§ To be done
Print word for word the first line of the listing below and every line after it, through the line with "const TRAIN = '#82BC1A', BUS = '#52A81E';". Leave out the pictures and the rest.

§ Data
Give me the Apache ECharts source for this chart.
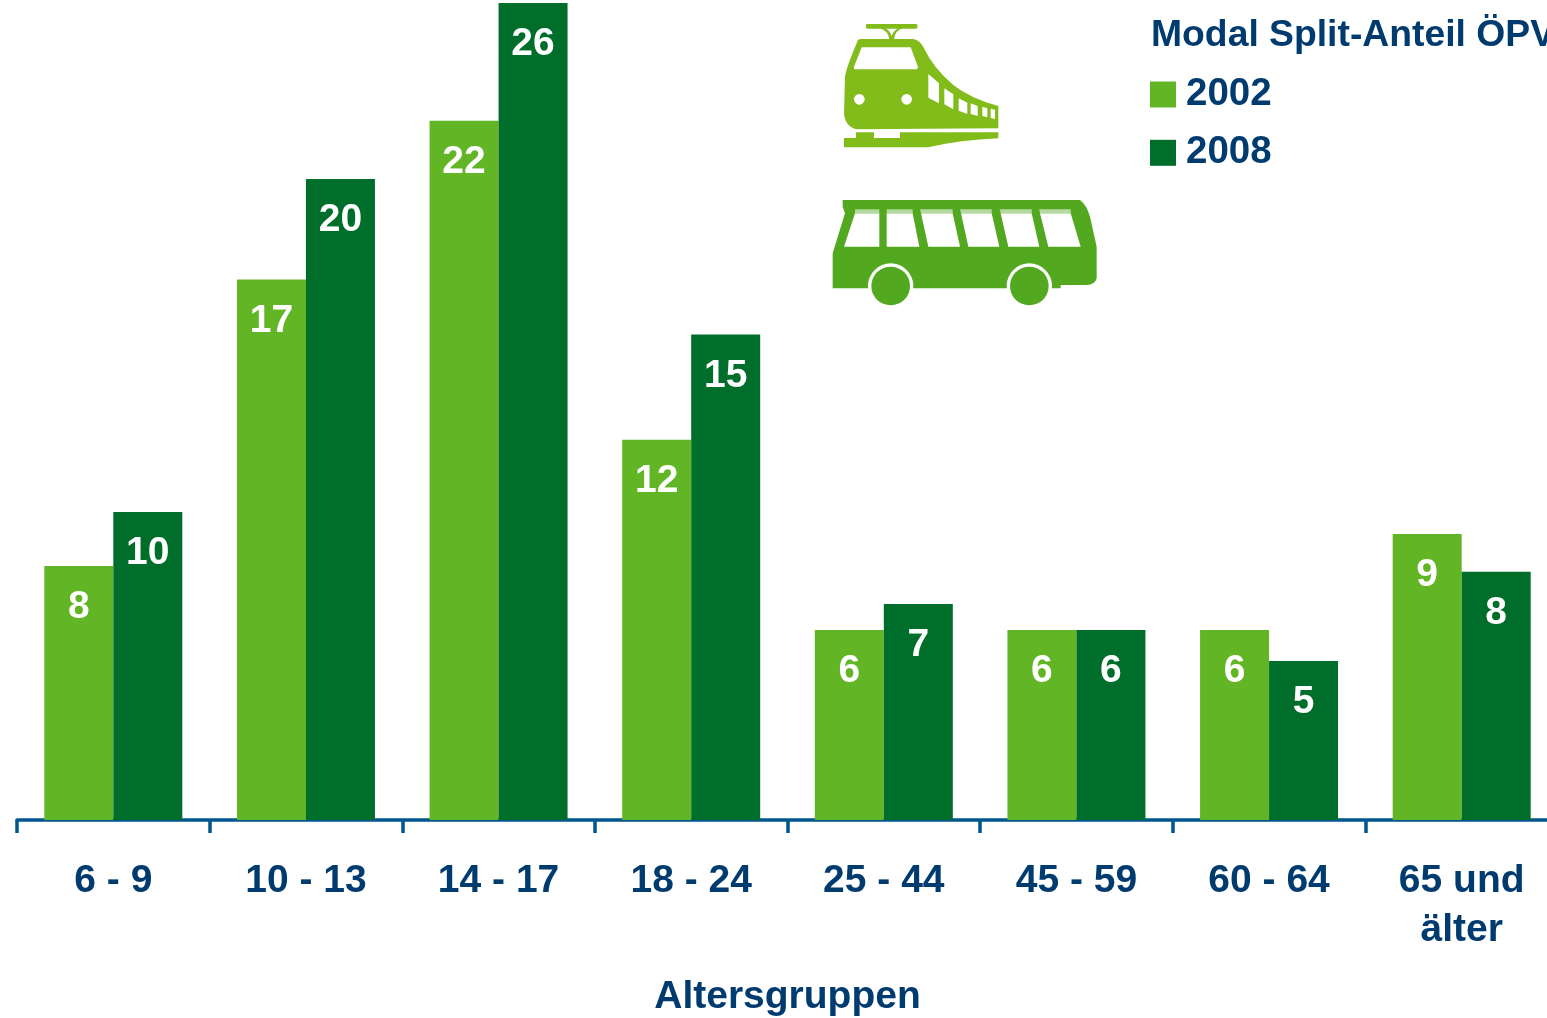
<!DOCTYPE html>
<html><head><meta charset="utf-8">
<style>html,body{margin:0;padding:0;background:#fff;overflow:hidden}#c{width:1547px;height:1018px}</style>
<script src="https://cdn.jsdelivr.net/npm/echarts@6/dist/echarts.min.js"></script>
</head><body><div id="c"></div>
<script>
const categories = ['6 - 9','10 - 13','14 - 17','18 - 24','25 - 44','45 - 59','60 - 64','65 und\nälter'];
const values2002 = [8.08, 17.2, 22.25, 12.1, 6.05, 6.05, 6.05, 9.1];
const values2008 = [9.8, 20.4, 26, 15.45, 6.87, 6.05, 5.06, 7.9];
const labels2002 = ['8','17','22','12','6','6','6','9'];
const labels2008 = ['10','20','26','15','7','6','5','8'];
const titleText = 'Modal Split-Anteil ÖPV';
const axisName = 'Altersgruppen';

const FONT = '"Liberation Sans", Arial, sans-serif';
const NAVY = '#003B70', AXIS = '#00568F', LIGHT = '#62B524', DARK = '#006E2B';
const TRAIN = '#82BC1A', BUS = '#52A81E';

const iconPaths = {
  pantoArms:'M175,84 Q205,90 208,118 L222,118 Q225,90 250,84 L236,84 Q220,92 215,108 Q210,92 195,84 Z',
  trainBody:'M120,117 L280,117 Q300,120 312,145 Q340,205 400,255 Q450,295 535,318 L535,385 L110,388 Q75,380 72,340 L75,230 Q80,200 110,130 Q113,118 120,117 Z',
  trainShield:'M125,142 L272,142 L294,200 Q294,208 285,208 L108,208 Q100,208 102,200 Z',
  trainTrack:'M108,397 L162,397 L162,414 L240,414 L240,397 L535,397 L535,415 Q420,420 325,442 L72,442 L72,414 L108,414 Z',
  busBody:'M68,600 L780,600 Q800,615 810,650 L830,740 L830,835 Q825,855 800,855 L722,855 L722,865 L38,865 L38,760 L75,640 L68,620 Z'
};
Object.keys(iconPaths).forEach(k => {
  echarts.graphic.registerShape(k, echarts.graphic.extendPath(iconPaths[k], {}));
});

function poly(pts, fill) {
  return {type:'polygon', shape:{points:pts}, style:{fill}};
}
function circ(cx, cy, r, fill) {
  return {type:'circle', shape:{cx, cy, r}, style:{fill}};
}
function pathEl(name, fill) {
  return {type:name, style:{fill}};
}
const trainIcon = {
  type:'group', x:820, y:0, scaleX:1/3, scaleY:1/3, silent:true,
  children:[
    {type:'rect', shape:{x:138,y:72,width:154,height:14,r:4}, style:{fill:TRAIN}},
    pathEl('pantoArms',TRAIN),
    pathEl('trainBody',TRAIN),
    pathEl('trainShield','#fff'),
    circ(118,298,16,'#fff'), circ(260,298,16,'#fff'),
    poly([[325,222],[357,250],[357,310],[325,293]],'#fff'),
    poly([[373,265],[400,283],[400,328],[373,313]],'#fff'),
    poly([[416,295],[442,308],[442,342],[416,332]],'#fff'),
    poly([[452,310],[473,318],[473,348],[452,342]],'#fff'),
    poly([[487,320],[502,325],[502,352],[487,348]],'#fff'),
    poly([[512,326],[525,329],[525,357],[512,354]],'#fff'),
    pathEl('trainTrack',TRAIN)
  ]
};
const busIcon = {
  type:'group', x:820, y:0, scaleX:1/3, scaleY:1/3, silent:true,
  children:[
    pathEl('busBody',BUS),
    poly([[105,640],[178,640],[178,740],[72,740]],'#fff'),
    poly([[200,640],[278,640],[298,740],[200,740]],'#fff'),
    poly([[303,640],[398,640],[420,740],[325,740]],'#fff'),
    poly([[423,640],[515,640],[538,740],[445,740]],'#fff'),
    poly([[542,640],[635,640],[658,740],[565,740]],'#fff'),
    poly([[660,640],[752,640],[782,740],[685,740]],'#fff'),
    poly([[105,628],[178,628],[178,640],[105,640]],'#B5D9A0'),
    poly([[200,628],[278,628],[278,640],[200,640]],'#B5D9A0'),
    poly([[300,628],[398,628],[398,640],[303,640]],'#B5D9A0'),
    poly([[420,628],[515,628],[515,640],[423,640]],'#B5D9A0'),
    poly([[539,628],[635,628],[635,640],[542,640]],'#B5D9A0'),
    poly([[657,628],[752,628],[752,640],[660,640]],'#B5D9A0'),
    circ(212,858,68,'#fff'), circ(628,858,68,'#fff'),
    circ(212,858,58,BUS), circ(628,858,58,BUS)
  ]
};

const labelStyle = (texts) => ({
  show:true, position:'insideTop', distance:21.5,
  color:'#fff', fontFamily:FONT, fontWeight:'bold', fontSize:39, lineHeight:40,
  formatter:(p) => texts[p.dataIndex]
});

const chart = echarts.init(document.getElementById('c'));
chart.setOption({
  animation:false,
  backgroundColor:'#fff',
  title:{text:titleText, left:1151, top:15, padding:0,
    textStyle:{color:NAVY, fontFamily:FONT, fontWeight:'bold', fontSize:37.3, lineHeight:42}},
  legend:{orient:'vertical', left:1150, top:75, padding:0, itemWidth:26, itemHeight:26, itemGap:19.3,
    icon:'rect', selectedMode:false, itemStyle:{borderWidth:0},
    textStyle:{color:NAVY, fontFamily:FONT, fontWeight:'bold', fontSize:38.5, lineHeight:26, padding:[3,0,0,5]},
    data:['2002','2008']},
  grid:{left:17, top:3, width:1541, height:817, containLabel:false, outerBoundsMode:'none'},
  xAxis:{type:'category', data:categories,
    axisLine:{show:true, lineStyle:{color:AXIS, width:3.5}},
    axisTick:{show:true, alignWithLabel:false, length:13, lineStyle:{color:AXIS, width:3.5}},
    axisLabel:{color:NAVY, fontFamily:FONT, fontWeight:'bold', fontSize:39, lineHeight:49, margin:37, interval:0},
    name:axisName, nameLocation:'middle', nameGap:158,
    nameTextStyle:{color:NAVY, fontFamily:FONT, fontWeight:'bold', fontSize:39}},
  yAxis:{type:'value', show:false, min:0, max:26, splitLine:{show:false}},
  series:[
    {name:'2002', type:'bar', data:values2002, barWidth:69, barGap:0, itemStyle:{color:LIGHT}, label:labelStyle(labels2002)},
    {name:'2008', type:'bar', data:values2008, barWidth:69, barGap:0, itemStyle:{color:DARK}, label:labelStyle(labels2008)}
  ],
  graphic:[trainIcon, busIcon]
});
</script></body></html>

§ Full response
Give me the Apache ECharts source for this chart.
<!DOCTYPE html>
<html><head><meta charset="utf-8">
<style>html,body{margin:0;padding:0;background:#fff;overflow:hidden}#c{width:1547px;height:1018px}</style>
<script src="https://cdn.jsdelivr.net/npm/echarts@6/dist/echarts.min.js"></script>
</head><body><div id="c"></div>
<script>
const categories = ['6 - 9','10 - 13','14 - 17','18 - 24','25 - 44','45 - 59','60 - 64','65 und\nälter'];
const values2002 = [8.08, 17.2, 22.25, 12.1, 6.05, 6.05, 6.05, 9.1];
const values2008 = [9.8, 20.4, 26, 15.45, 6.87, 6.05, 5.06, 7.9];
const labels2002 = ['8','17','22','12','6','6','6','9'];
const labels2008 = ['10','20','26','15','7','6','5','8'];
const titleText = 'Modal Split-Anteil ÖPV';
const axisName = 'Altersgruppen';

const FONT = '"Liberation Sans", Arial, sans-serif';
const NAVY = '#003B70', AXIS = '#00568F', LIGHT = '#62B524', DARK = '#006E2B';
const TRAIN = '#82BC1A', BUS = '#52A81E';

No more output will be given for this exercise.